I stand by my previous defense of the right of lawyers to represent clients without being targeted or pressured because of those clients. Without that, how would any mass murderer get a fair trial? But it behooves me to add that the conditions place by the House of Representatives on the law firm of King and Spalding were onerous and illegal in many states. Maybe that also contributed to the law firm's dropping the case. A reader adds:
King & Spalding should have never taken the case in the first place. The firm is an 800+ lawyer international behemoth that touts its diversity credentials, including LGBT lawyers and issues, on its website and in its recruiting. I doubt any pressure from gay rights groups had any effect at all; rather the firm probably realized that the $500,000 in fees would pale in comparison to the business lost by clients leaving the firm and the talent lost by LGBT and LGBT-friendly lawyers leaving the firm for other top firms. There are thousands of small law firms with top flight talent around the nation that could take on this representation without alienating hundreds of employees. In fact, since Paul Clement resigned from King & Spalding, it looks like he’ll take this representation to one of those firms (or start up one of his own).
Another:
My guess, for what it's worth, is that the King & Spalding statement on what happened is exactly right – Clement said he'd take the case without consulting with his colleagues, and once they were consulted they told him that it wasn't the kind of case they wanted associated with their names, thank you. Mr. Clement now has discovered something he may not have realized before, which is that he's not important enough to the firm that he will always get what he wants. This may have come as a rude surprise.

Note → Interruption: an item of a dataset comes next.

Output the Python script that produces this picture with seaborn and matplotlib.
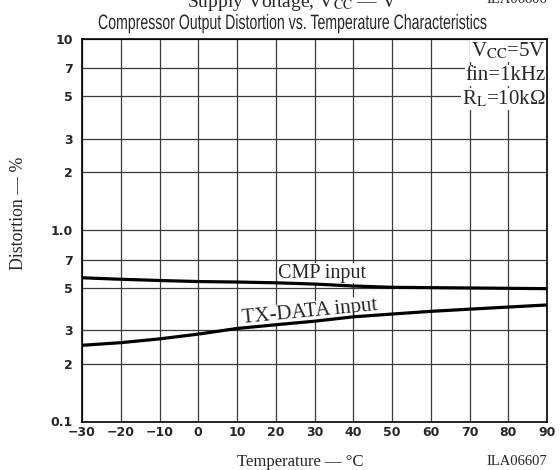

But I agree with you that the defenders of DOMA ought to be represented by good lawyers, if for no other reason than that it's better if you beat the other side's well-presented best arguments. That said, there are plenty of good lawyers at places like the Pacific Legal Foundation and the Landmark Legal Foundation, who won't be constrained by having to worry about whether their other clients will be mad at them.
Another:
I agree that there is nothing inherently wrong with an attorney defending DOMA and that hounding law firms to drop unpopular clients is a sad tactic. But to defend DOMA is not exactly on the same level as defending Guantanamo detainees or indigent citizens accused of committing crimes. The federal government is the "client" in the DOMA litigation, so quite unlike indigent defendants or detainees, it has an army of lawyers at its disposal in the Justice Department. The fact that the government is not using its own lawyers to defend DOMA, for its own internal reasons, does not place the act on the same footing as those we typically think of when we say that "everyone deserves a lawyer."